>> START Given data

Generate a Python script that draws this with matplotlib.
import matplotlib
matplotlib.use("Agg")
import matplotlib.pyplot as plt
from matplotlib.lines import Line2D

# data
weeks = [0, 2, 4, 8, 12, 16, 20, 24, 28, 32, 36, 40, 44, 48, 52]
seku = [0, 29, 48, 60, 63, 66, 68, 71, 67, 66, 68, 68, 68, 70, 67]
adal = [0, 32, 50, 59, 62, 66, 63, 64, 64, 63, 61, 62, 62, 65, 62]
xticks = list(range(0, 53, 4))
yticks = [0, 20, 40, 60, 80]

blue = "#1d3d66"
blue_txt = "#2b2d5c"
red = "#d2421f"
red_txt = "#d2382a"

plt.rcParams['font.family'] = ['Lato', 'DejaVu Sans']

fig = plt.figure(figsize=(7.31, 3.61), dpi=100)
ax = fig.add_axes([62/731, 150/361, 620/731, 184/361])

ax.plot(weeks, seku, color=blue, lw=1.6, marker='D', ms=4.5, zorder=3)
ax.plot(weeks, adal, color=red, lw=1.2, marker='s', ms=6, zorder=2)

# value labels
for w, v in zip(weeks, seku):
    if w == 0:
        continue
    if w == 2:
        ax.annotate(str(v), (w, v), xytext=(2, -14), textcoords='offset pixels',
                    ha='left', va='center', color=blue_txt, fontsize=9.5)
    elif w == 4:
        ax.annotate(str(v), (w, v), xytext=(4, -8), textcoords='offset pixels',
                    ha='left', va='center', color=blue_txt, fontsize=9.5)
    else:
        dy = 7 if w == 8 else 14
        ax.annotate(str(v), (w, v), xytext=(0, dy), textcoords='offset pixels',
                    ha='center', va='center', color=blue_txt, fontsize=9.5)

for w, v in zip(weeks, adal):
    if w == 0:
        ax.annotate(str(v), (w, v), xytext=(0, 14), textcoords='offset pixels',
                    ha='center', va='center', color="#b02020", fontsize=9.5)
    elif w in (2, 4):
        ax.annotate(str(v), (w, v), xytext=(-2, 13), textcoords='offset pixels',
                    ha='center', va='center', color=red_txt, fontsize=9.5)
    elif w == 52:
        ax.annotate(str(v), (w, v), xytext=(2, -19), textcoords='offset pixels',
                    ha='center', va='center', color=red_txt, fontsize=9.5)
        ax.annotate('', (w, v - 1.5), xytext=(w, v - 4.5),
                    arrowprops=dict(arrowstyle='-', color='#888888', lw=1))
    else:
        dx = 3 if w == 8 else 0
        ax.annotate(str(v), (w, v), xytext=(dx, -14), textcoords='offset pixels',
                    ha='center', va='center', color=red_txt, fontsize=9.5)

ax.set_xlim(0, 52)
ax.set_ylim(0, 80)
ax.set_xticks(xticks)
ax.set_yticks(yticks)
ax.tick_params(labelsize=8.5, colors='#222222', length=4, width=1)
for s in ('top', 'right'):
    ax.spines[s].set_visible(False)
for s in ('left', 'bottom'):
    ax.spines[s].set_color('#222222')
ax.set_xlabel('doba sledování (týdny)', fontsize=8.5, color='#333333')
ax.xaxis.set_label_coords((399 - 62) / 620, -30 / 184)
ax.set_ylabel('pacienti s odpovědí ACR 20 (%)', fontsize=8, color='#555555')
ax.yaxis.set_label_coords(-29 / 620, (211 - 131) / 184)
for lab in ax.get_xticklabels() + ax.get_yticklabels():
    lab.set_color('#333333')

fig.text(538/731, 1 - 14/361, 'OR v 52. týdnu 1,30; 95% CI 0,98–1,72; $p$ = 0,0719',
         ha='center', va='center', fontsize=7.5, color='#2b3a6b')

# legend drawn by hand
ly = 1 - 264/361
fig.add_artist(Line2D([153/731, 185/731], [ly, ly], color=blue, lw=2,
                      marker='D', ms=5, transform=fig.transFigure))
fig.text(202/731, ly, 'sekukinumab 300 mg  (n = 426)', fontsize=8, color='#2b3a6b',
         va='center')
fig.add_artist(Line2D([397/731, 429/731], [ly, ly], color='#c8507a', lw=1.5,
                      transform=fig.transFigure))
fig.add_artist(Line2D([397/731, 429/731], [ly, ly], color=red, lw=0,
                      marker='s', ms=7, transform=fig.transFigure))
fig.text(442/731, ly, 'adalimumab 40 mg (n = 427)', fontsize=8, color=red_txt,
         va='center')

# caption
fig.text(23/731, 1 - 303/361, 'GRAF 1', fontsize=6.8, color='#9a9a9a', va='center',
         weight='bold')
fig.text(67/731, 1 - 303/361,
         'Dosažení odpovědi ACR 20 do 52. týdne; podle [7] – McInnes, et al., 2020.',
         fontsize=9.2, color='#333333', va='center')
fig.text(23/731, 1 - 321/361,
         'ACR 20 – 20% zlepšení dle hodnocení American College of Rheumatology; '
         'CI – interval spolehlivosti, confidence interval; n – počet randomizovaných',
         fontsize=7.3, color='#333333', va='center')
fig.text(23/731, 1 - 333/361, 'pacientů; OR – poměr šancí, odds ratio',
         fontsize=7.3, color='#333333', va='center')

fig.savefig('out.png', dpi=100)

>> END Given data
>> START Given data

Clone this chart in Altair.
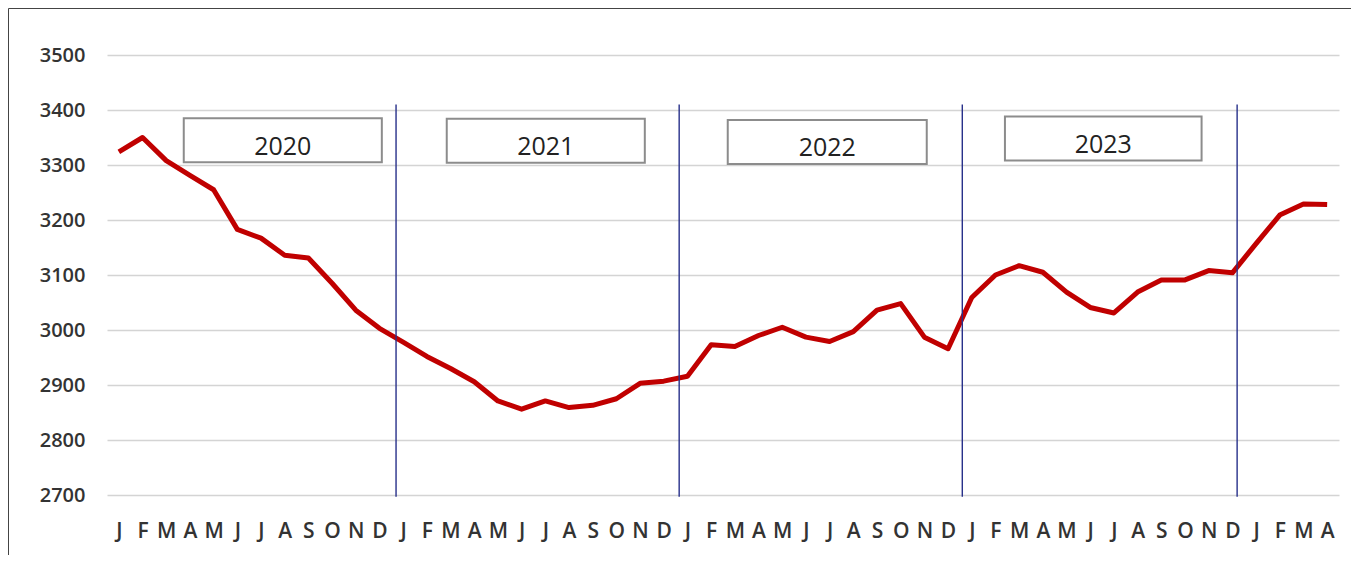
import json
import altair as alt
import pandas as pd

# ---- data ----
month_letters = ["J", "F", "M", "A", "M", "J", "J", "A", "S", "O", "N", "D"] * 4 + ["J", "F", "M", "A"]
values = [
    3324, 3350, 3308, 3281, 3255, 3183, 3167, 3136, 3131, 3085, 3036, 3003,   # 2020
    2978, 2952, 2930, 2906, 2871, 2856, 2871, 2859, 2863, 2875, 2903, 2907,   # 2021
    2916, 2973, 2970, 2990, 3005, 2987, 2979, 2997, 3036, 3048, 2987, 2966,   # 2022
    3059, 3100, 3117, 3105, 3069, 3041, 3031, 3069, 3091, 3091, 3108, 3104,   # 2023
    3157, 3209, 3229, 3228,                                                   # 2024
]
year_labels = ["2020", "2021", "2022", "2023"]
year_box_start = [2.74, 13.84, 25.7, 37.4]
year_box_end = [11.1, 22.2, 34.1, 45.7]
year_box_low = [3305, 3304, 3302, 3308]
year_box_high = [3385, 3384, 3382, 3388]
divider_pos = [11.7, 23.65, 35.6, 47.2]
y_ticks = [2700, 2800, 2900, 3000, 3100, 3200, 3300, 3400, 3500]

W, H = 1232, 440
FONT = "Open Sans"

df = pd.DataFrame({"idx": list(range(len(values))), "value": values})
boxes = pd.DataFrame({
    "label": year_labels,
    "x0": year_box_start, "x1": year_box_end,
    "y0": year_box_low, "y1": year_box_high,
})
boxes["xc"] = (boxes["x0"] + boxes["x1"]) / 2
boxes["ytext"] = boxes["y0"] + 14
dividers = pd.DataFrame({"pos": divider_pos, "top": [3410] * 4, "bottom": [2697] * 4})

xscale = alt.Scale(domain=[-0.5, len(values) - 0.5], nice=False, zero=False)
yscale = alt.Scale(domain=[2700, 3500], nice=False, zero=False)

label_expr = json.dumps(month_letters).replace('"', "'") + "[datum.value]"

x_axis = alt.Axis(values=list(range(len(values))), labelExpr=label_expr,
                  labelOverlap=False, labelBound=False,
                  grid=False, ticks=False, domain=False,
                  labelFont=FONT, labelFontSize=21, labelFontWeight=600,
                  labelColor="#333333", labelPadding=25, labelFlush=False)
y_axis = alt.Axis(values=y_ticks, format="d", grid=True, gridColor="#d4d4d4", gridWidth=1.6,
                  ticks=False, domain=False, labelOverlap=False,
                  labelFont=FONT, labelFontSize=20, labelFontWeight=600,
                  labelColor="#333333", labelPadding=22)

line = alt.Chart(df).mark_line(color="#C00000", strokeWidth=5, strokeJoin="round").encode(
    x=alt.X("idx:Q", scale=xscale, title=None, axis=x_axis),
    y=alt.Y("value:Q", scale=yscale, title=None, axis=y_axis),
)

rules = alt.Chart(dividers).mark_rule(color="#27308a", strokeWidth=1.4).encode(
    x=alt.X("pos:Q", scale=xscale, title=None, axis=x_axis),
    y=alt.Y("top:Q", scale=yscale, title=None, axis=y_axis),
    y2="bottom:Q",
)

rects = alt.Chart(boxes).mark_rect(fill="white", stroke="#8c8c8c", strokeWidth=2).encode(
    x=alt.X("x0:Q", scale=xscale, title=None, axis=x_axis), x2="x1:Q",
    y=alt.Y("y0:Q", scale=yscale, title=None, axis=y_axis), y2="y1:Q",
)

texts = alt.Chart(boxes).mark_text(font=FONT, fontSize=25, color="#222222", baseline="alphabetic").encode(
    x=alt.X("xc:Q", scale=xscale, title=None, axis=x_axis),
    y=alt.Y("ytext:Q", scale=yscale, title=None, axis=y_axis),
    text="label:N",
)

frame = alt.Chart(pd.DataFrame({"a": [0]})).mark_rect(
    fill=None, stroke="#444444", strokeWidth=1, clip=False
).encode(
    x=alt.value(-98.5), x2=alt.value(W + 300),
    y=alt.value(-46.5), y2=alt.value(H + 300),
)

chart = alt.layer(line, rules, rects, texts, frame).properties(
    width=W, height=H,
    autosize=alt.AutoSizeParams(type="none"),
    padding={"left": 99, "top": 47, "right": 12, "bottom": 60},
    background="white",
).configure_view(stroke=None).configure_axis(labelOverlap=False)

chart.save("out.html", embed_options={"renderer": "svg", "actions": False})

>> END Given data

— What to produce —
Output exactly the lines above, from the line with "Clone this chart in Altair." to the line with "import pandas as pd", both included; skip the pictures.

— Problem solution —
Clone this chart in Altair.
import json
import altair as alt
import pandas as pd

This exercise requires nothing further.